The problem is that the only people I consider to be good friends all have different interests, and all belong to different social groups. I have no social group of my own and go back and forth between their friend circles. It seems that their respective friend circles are very close knit.I always feel like the odd one out of whatever group I'm with at the time.
I don't think I could consider my close friends a social group of it's own, as they are all from different groups and aren't friends with each other.
Am I setting my standards for friends too high? I don't think I am, because I just want a friend that I can talk to on a wide variety of subjects, not just the few we have in common. I can't do that with anyone I know. I feel like when I talk to my "friends", I either have to talk all about computers, or all about music, or whatever that they're interested in, but never a mixture of everything. The peer groups I see are all so specialized and serve niche interests; none of them are generally interested in everything.
I feel even worse about this, because I think that because I am feeling like this, that it makes me a walking adolescent stereotype. I feel like just another Holden, which probably makes the entire situation worse. I'm being self-conscious about myself being self-conscious, so that probably doesn't help.
I feel like I can recognize the flaws in how I handle friendships, but I have no idea of how to solve them.
The only thing that feels like a solution is waiting until I am out of high school to find new people. Everyone has told me to wait until college, and then I will find new people, but everyone I know in college generally sticks with the same friend group that they had in high school (hence why I would know), so I don't have much hope in that.
How do you go about meeting new interesting people? How do you stop yourself from over-analyzing your current friendships? I never post here on HN, but I love reading the articles and discussions, and you seem like a wise and interesting bunch of people.
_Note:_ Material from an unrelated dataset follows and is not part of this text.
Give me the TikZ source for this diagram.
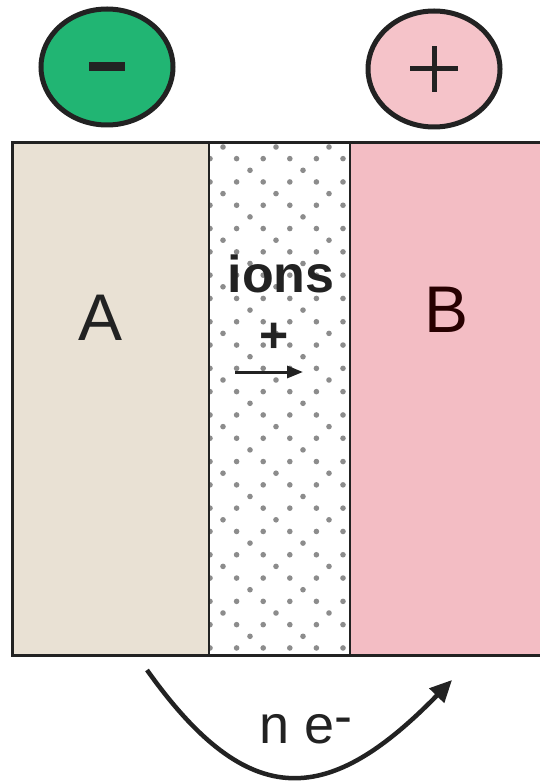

Please give me your advice. Whenever I try to talk to people in person about this, they just tell me that they don't know what to say, and I can't stand talking to psychologists because they seem to just regurgitate what you want to hear repeatedly.
Where are the truly interesting people in life?
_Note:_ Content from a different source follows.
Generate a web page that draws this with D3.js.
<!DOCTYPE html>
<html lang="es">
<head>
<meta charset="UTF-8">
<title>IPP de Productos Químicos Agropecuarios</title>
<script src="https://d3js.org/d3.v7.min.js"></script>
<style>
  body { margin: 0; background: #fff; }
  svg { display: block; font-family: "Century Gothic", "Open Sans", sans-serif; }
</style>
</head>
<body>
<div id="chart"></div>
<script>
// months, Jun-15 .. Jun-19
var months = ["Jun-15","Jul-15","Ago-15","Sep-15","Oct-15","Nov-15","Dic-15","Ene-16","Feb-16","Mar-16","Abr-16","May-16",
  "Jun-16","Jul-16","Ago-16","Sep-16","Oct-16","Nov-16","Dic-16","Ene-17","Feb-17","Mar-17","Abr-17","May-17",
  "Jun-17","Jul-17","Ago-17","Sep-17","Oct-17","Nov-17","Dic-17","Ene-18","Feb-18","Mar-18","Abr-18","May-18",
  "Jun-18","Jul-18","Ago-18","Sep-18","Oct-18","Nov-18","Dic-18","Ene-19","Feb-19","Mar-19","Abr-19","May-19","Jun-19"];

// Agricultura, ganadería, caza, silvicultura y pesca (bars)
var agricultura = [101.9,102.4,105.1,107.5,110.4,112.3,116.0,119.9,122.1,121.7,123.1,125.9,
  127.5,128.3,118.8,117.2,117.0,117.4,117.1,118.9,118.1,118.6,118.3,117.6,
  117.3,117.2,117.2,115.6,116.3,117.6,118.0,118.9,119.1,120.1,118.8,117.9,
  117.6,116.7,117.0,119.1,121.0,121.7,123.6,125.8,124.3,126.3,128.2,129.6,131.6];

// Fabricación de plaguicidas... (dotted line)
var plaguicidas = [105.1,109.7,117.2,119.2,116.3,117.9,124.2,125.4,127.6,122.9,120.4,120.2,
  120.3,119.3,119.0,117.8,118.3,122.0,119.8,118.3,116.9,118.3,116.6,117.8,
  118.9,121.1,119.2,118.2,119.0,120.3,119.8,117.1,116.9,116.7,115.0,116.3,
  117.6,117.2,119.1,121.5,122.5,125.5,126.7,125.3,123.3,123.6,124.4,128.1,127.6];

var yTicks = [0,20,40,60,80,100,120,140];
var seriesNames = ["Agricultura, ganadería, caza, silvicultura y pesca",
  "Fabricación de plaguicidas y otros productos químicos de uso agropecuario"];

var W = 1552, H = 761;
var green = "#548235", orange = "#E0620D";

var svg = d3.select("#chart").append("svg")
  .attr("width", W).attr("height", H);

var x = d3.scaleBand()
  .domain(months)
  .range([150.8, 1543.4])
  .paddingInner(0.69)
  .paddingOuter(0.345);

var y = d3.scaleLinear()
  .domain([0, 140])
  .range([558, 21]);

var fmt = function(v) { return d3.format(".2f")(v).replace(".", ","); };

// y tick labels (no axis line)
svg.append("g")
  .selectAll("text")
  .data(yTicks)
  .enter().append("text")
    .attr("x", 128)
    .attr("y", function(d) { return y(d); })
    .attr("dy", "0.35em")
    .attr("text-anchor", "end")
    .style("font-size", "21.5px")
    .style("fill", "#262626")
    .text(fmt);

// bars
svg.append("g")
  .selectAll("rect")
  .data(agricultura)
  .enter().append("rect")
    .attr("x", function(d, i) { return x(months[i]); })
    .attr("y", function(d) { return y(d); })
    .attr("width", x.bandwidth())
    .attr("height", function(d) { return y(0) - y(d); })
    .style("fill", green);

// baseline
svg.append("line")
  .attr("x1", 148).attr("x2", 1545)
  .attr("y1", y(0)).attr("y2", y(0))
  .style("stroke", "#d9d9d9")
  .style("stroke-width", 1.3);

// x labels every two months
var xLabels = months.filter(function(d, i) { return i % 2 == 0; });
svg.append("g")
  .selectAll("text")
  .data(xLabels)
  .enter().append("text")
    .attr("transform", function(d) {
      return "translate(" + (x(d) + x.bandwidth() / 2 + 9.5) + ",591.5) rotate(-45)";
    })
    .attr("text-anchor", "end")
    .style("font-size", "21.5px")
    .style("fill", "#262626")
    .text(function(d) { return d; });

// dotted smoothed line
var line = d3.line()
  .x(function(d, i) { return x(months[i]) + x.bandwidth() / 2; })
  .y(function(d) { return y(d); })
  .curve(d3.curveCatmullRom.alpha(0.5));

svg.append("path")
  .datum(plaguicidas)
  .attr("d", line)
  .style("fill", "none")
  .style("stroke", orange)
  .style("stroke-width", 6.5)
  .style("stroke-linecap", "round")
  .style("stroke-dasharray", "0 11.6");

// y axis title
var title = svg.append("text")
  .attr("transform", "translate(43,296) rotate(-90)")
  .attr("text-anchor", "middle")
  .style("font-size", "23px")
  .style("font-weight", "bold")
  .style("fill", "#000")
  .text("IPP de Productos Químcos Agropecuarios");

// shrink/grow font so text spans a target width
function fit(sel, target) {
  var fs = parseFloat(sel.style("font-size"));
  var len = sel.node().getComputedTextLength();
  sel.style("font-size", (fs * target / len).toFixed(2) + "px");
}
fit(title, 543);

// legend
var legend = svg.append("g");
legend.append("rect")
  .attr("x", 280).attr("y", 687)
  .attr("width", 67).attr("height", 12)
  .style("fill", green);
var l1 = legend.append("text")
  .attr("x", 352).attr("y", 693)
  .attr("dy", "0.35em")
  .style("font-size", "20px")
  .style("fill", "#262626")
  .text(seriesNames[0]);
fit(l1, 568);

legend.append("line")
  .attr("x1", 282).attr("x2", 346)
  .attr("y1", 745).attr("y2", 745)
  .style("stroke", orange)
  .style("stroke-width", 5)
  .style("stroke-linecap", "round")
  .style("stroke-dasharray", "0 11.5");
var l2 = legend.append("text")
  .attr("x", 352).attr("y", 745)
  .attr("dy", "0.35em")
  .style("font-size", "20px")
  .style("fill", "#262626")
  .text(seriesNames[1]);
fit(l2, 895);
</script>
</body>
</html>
Oh, and don't try to look for smart people. Half of those people we label as "smart" are actually complete idiots. Just because society currently describes people who can type mathematically-intensive instructions to a machine as "smart" does not mean that they are any more intelligent than the person who has dedicated their time to understanding social nuance and child-rearing, or whatever. A lot of "dumb", "average" people are a lot smarter than you at many things; cooking, talking to girls, changing a flat tire, whatever... Learn to enjoy this.
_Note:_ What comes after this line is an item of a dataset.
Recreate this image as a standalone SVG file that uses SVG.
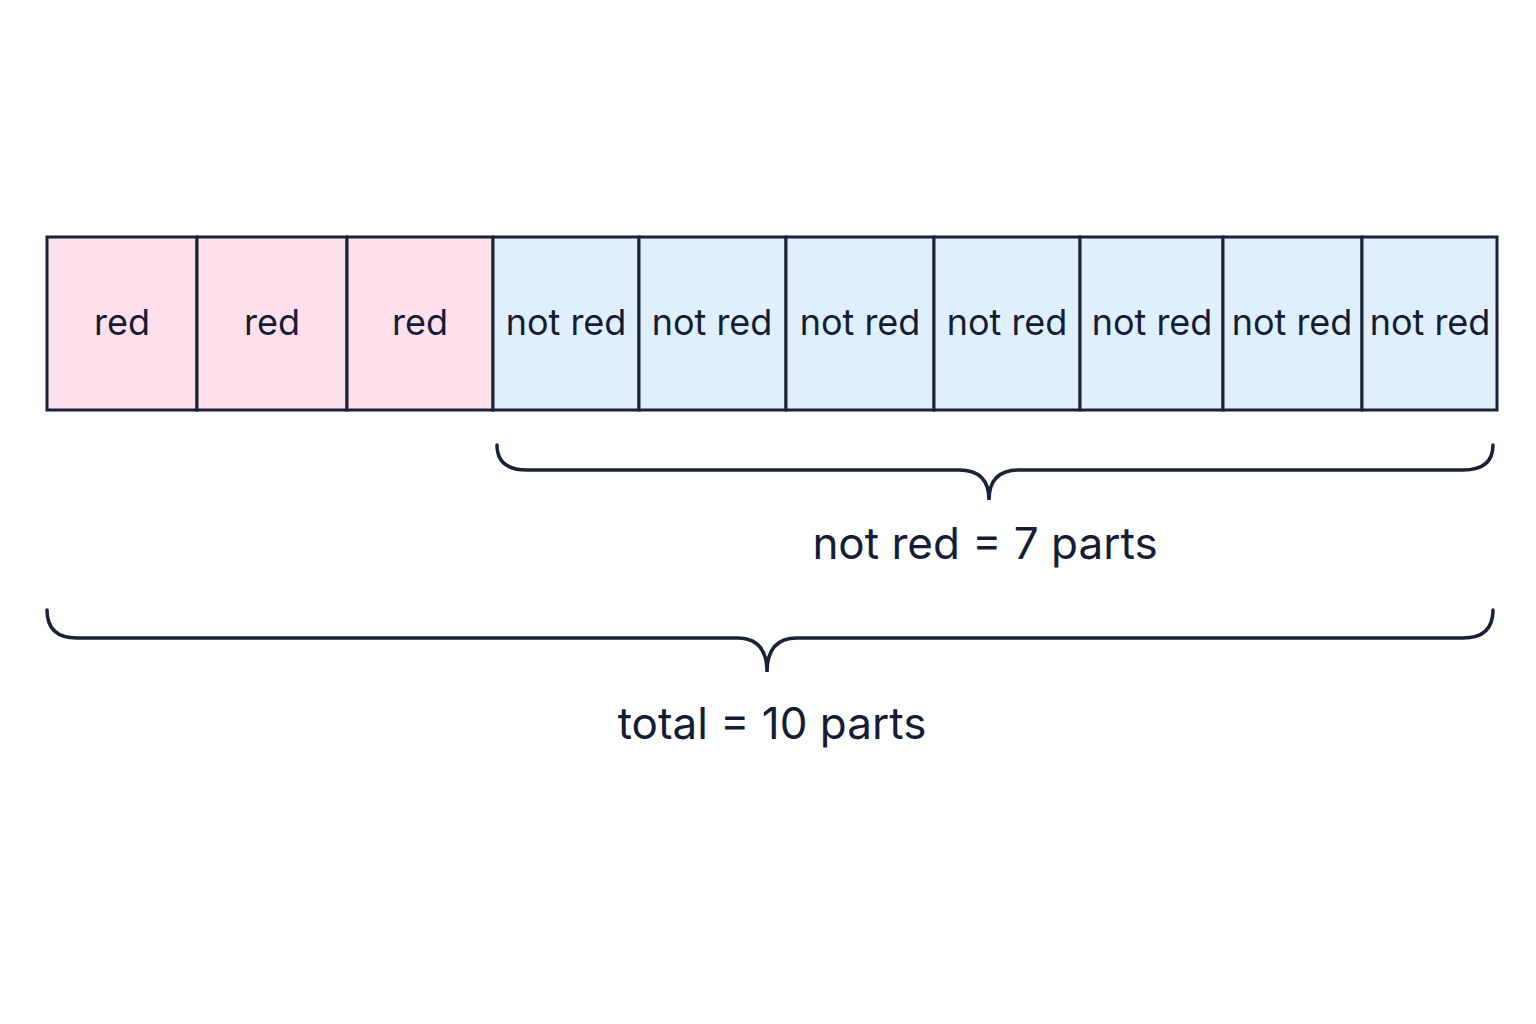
<svg xmlns="http://www.w3.org/2000/svg" width="1536" height="1024" viewBox="0 0 1536 1024">
<style>
.c{stroke:#1a2238;stroke-width:3}
.r{fill:#fde0ec}.b{fill:#e0effc}
text{font-family:Inter,"Noto Sans",sans-serif;fill:#141c36;text-anchor:middle}
.t{font-size:36px}.l{font-size:44px}
.br{fill:none;stroke:#1a2238;stroke-width:3.5;stroke-linecap:round}
</style>
<rect width="1536" height="1024" fill="#fff"/>
<g id="cells">
<g id="c1"><rect class="c r" x="47" y="237" width="150" height="173"/><text class="t" x="122" y="335">red</text></g>
<g id="c2"><rect class="c r" x="197" y="237" width="150" height="173"/><text class="t" x="272" y="335">red</text></g>
<g id="c3"><rect class="c r" x="347" y="237" width="146" height="173"/><text class="t" x="420" y="335">red</text></g>
<g id="c4"><rect class="c b" x="493" y="237" width="146" height="173"/><text class="t" x="566" y="335">not red</text></g>
<g id="c5"><rect class="c b" x="639" y="237" width="147" height="173"/><text class="t" x="712" y="335">not red</text></g>
<g id="c6"><rect class="c b" x="786" y="237" width="148" height="173"/><text class="t" x="860" y="335">not red</text></g>
<g id="c7"><rect class="c b" x="934" y="237" width="146" height="173"/><text class="t" x="1007" y="335">not red</text></g>
<g id="c8"><rect class="c b" x="1080" y="237" width="143" height="173"/><text class="t" x="1152" y="335">not red</text></g>
<g id="c9"><rect class="c b" x="1223" y="237" width="139" height="173"/><text class="t" x="1292" y="335">not red</text></g>
<g id="c10"><rect class="c b" x="1362" y="237" width="135" height="173"/><text class="t" x="1430" y="335">not red</text></g>
</g>
<g id="connectors">
<path class="br" d="M497 445 Q497 470 527 470 L959 470 Q989 470 989 500 Q989 470 1019 470 L1463 470 Q1493 470 1493 445"/>
<path class="br" d="M47 610 Q47 638 77 638 L737 638 Q767 638 767 672 Q767 638 797 638 L1463 638 Q1493 638 1493 610"/>
</g>
<g id="labels">
<text class="l" x="985" y="559">not red = 7 parts</text>
<text class="l" x="772" y="739">total = 10 parts</text>
</g>
</svg>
And finally, whatever you do, do NOT attempt to surround yourself with people who consider themselves "interesting." That's the absolute WORST. There's nothing worse than a group of people who sit around and congratulate themselves for being so cool and important - which is exactly why so many people in positions of power, feeling that they have "arrived" and can thus finally mingle with people worthy of their mystical talents, are so utterly impotent at accomplishing anything of significance. But hey, if you really want to smoke pot with Bono on his yacht and pretend you're saving the world, go for it. (That's not a joke, by the way. He really does that.)